Ilgaz’ın cezaevine girmesi herkesi üzse de ekranda sevdiğimiz bir yüzü daha görmüş olduk. Şerif Erol, iyi ki Ilgaz savcıyı yalnız bırakmadın! Bu süreci bile gayet güzel değerlendiren Ilgaz, zaten çok da uzun kalmadan kurtuldu neyse ki.

Bu hafta Ceylin yanlış kararların en doğrusunu verdi kesinlikle. Yekta’yla işbirliği yapması herkesi ister istemez şüphede bıraksa da, görmüş olduk ki bu ikili kozlarını birleştirince bir hayli güçlü olabiliyor.
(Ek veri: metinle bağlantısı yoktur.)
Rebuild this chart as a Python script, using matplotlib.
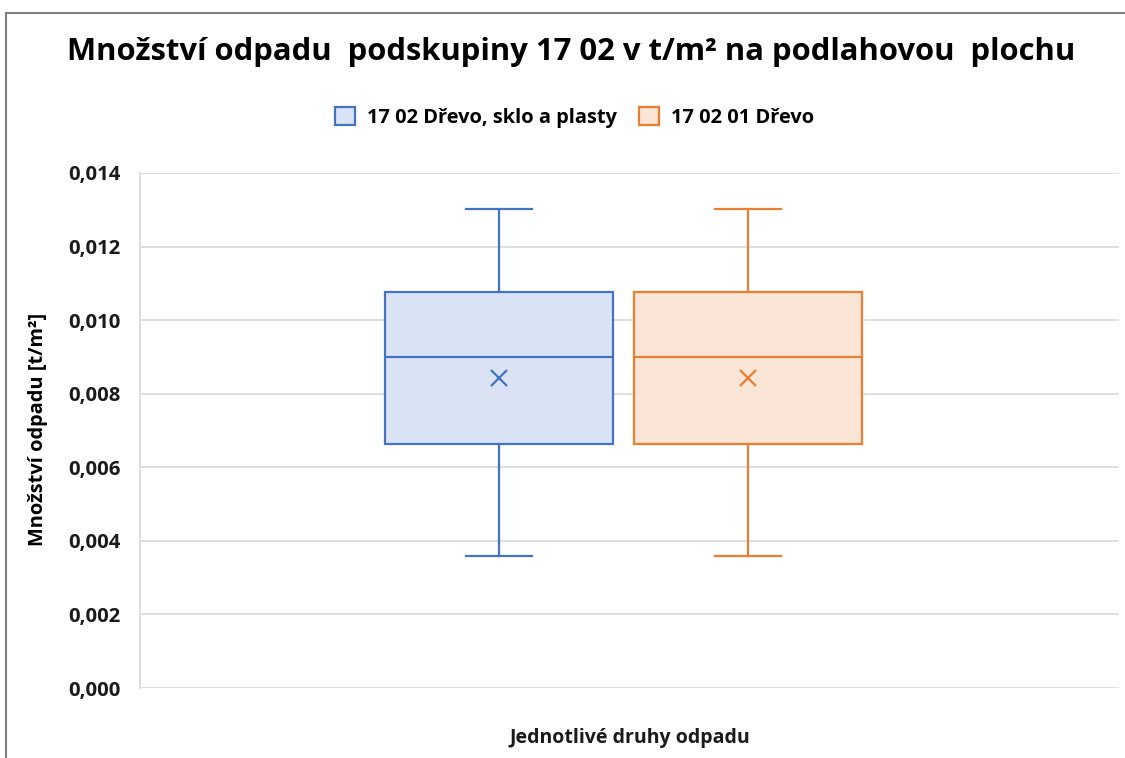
import matplotlib
matplotlib.use("Agg")
import matplotlib.pyplot as plt
from matplotlib.lines import Line2D
from matplotlib.patches import Patch
from matplotlib.ticker import FuncFormatter

plt.rcParams['font.family'] = ['Open Sans', 'DejaVu Sans']

# Data
series = ["17 02 Dřevo, sklo a plasty", "17 02 01 Dřevo"]
whisker_low = [0.00358, 0.00358]
q1 = [0.00663, 0.00663]
median = [0.00900, 0.00900]
mean = [0.00843, 0.00843]
q3 = [0.01077, 0.01077]
whisker_high = [0.01302, 0.01302]
y_ticks = [0.000, 0.002, 0.004, 0.006, 0.008, 0.010, 0.012, 0.014]

edge_colors = ["#4472C4", "#ED7D31"]
face_colors = ["#DAE3F3", "#FBE5D6"]

fig = plt.figure(figsize=(11.25, 7.58), dpi=100)
ax = fig.add_axes([0.1244, 0.0923, 0.8703, 0.6795])

positions = [0.3667, 0.621]
for i in range(len(series)):
    st = [dict(whislo=whisker_low[i], q1=q1[i], med=median[i], mean=mean[i],
               q3=q3[i], whishi=whisker_high[i], fliers=[], label=series[i])]
    ax.bxp(st, positions=[positions[i]], widths=0.232, showmeans=True,
           patch_artist=True, capwidths=0.068,
           boxprops=dict(facecolor=face_colors[i], edgecolor=edge_colors[i], linewidth=1.6),
           medianprops=dict(color=edge_colors[i], linewidth=1.6),
           whiskerprops=dict(color=edge_colors[i], linewidth=1.6),
           capprops=dict(color=edge_colors[i], linewidth=1.6),
           meanprops=dict(marker='x', markeredgecolor=edge_colors[i], markersize=12,
                          markeredgewidth=1.6))

ax.set_xlim(0, 1)
ax.set_ylim(0, 0.014)
ax.set_yticks(y_ticks)
ax.yaxis.set_major_formatter(FuncFormatter(lambda v, p: f"{v:.3f}".replace(".", ",")))
ax.set_xticks([])
ax.grid(axis='y', color='#D9D9D9', linewidth=1.2)
ax.set_axisbelow(True)
for s in ['top', 'right', 'bottom']:
    ax.spines[s].set_visible(False)
ax.spines['left'].set_color('#D9D9D9')
ax.spines['left'].set_linewidth(1.2)
ax.tick_params(axis='y', length=0, pad=14, labelsize=14.6, labelcolor='#1a1a1a')
for t in ax.get_yticklabels():
    t.set_fontweight('bold')

fig.text(0.034, 0.433, "Množství odpadu [t/m²]", rotation=90, ha='center', va='center',
         fontsize=14.4, fontweight='bold', color='#000000')
fig.text(0.56, 0.026, "Jednotlivé druhy odpadu", ha='center', va='center',
         fontsize=14, fontweight='bold', color='#1a1a1a')

fig.text(0.508, 0.932, "Množství odpadu  podskupiny 17 02 v t/m² na podlahovou  plochu",
         ha='center', va='center', fontsize=22.3, fontweight='bold', color='#000000')

handles = [Patch(facecolor=face_colors[i], edgecolor=edge_colors[i], linewidth=1.6)
           for i in range(len(series))]
fig.legend(handles, series, loc='center', bbox_to_anchor=(0.511, 0.845), ncol=2,
           frameon=False, prop=dict(size=14.4, weight='bold'), handlelength=1.0,
           handleheight=1.0, columnspacing=1.1, handletextpad=0.6)

fig.add_artist(Line2D([0.005, 1.0], [0.983, 0.983], color='#7F7F7F', linewidth=1.5,
                      transform=fig.transFigure))
fig.add_artist(Line2D([0.005, 0.005], [0.0, 0.983], color='#7F7F7F', linewidth=1.5,
                      transform=fig.transFigure))

fig.savefig("out.png", dpi=100)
Benim anlam veremediğim tek konu, Yekta bu kurnazlıklara yorduğu kafasını üniversiteden mezun olmak için kullansaydı, zamanında okul arşivini havaya uçurmak zorunda kalmazdı. Bu da Yekta Tilmen farkı oluyor sanırım.
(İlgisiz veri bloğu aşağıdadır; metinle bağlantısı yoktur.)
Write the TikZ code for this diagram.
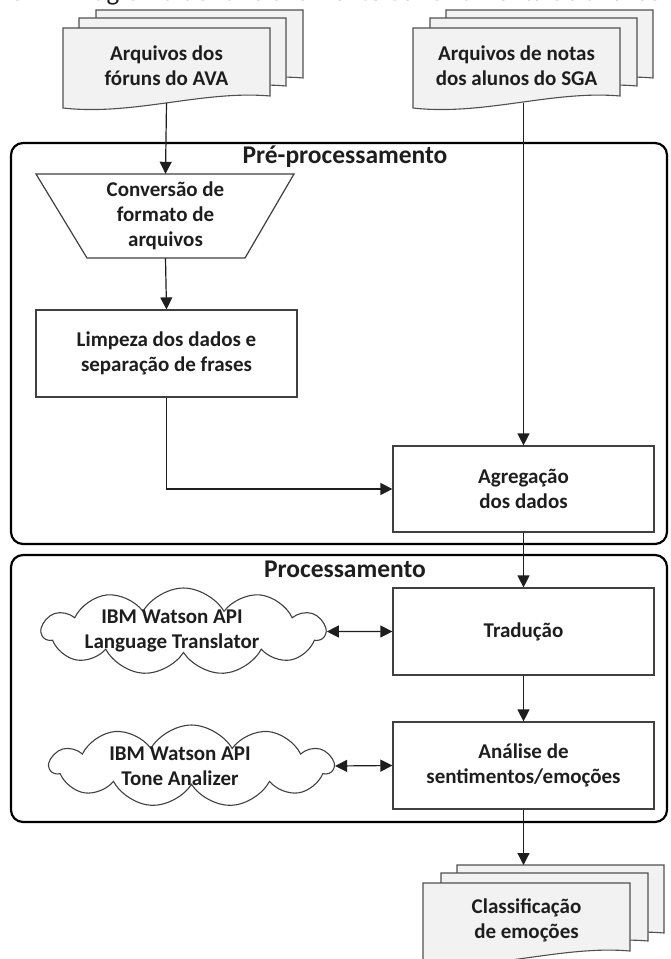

Zira Yekta’nın kıvrak zekâsını bu bölümde net bir şekilde görmüş olduk. Hatta bana kalırsa bir noktada Ceylin’le benziyorlar. Söz konusu meslekleri ve davaları olunca yapamayacakları şey yok. Gözü kara ve tehlikeli bir yanları var. Ama Yekta bu zekâyı kötülüğe kullanmaktan asla çekinmiyor. E tabii o sahte diploma boşa alınmadı! Ama gelin görün ki tüm bunları tereyağından kıl çeker gibi halleden Yekta Tilmen, oğlu sandığı adamdan öyle bir korktu ki bu korku, onu tam da bu işbirliğine zorladı. Hâlbuki Ömer’in Engin’den pek bir farkı yok. Tam anlamıyla psikopat bir karakter o da. Ama çocuk yaşta yaptıkları ciddi anlamda korkunç. Bu onun tüm plânlarını detaylı bir şekilde gerçekleştirdiğini gösteriyor. Bu olaydan ilk etkilenenin Ömer olması beni şaşırttı doğrusu. İzleyip göreceğiz ama Ömer bu kadar kolay alt edilebilecek bir karakter gibi durmuyor.

Değinmeden geçemeyeceğim bir diğer detay da Rafet amirdi bu bölüm. Gerçekten ne yapmaya çalıştığını hiç anlayamadım. İyi biri değil, kötü de durmuyor ancak tuhaf bir iticiliği; buna tezat bir şekilde sempatisi var. İlerleyen bölümlerde daha net anlarız ama Rafet amir bana dokunmayan yılan bin yaşasın kafasında bir insan gibi. Belli mi olur belki de izleyicinin sempatisini kazanabilir. Eren baş komiser de amirini sevmeye başladı sanki.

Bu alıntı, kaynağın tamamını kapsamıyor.